WRITTEN PROBLEM: The line holding "ДО (без изменения" is the last one to output; start at the first line of the data, keep every line in between exactly, and leave out pictures.

——

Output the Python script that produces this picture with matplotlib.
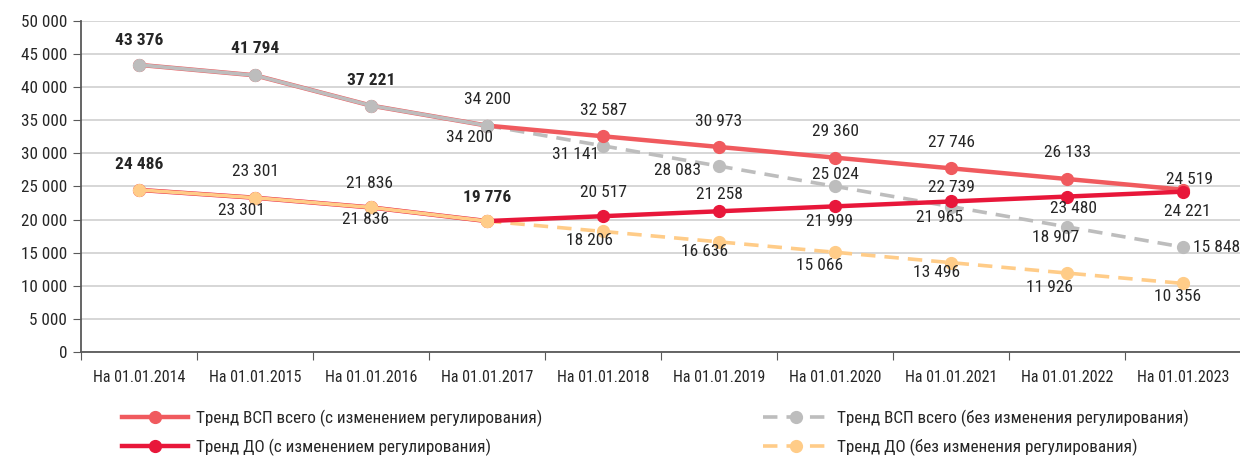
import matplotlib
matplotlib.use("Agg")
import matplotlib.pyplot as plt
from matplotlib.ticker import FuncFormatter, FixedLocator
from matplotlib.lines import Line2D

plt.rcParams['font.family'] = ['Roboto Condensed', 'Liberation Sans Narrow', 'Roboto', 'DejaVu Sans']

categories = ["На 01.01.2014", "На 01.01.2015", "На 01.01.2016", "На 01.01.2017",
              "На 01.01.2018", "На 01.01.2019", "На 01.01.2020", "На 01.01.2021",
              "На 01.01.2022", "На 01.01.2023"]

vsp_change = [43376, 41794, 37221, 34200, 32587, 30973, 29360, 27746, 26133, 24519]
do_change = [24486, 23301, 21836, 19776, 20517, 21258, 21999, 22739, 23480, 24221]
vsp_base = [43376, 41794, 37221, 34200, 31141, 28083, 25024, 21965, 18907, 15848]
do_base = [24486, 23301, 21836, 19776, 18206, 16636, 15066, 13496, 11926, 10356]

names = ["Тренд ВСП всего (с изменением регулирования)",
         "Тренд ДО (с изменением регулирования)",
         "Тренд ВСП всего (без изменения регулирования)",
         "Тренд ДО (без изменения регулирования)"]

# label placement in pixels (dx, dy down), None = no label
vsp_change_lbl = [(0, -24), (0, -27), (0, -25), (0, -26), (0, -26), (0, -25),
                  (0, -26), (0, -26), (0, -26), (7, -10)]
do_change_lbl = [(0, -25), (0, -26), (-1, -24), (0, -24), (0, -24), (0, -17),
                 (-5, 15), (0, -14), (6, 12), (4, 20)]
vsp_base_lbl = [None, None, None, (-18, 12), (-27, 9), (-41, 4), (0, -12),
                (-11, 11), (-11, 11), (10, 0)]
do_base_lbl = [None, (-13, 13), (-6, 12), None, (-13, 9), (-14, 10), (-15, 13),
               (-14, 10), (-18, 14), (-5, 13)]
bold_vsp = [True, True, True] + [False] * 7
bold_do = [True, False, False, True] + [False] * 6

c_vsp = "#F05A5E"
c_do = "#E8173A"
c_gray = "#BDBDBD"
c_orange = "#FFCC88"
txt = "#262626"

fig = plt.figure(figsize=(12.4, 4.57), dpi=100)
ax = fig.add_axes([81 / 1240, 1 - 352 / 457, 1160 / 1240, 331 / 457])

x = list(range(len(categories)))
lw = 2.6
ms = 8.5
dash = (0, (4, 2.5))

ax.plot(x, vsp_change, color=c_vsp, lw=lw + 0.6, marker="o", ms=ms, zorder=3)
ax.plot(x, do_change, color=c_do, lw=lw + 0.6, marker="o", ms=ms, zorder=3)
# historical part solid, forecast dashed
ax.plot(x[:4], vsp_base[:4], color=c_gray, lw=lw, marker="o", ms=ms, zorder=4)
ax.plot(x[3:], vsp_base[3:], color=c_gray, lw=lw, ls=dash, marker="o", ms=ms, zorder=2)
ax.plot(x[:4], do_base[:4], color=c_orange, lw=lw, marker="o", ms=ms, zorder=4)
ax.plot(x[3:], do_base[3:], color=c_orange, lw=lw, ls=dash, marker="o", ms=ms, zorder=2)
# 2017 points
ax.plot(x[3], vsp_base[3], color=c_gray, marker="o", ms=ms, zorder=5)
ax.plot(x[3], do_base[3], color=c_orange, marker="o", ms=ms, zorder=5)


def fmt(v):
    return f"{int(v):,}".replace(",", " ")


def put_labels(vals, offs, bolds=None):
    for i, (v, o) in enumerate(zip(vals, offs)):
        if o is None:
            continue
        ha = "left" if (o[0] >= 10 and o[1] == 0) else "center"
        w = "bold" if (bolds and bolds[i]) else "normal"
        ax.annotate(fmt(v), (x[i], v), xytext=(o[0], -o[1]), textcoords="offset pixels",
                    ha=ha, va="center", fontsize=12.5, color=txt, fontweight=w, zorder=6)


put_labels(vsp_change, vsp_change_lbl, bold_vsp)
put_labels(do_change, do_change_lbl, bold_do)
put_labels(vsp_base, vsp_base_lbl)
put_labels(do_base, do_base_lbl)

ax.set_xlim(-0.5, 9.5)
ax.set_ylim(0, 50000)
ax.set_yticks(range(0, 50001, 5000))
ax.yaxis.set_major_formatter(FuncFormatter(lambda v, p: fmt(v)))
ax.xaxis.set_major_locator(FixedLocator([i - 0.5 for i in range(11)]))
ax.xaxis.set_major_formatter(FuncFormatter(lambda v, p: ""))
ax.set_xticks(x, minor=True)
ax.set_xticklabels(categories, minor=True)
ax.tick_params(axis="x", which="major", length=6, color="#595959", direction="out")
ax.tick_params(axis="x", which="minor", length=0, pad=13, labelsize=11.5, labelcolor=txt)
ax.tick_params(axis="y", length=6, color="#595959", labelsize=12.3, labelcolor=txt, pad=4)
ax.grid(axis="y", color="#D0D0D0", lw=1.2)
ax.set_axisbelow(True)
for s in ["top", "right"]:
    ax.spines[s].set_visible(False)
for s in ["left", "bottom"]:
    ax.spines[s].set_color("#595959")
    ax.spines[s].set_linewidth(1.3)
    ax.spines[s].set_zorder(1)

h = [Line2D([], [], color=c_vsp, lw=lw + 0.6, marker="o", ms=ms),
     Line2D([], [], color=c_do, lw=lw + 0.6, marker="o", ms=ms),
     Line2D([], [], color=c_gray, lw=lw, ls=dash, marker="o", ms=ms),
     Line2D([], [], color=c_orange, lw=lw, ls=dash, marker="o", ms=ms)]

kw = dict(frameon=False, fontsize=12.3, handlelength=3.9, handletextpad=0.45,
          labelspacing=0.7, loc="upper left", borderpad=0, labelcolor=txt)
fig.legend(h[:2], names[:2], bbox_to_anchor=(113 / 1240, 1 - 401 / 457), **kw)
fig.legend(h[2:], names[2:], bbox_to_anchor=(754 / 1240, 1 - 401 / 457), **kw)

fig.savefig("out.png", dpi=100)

——

WORKED SOLUTION:
Output the Python script that produces this picture with matplotlib.
import matplotlib
matplotlib.use("Agg")
import matplotlib.pyplot as plt
from matplotlib.ticker import FuncFormatter, FixedLocator
from matplotlib.lines import Line2D

plt.rcParams['font.family'] = ['Roboto Condensed', 'Liberation Sans Narrow', 'Roboto', 'DejaVu Sans']

categories = ["На 01.01.2014", "На 01.01.2015", "На 01.01.2016", "На 01.01.2017",
              "На 01.01.2018", "На 01.01.2019", "На 01.01.2020", "На 01.01.2021",
              "На 01.01.2022", "На 01.01.2023"]

vsp_change = [43376, 41794, 37221, 34200, 32587, 30973, 29360, 27746, 26133, 24519]
do_change = [24486, 23301, 21836, 19776, 20517, 21258, 21999, 22739, 23480, 24221]
vsp_base = [43376, 41794, 37221, 34200, 31141, 28083, 25024, 21965, 18907, 15848]
do_base = [24486, 23301, 21836, 19776, 18206, 16636, 15066, 13496, 11926, 10356]

names = ["Тренд ВСП всего (с изменением регулирования)",
         "Тренд ДО (с изменением регулирования)",
         "Тренд ВСП всего (без изменения регулирования)",
         "Тренд ДО (без изменения регулирования)"]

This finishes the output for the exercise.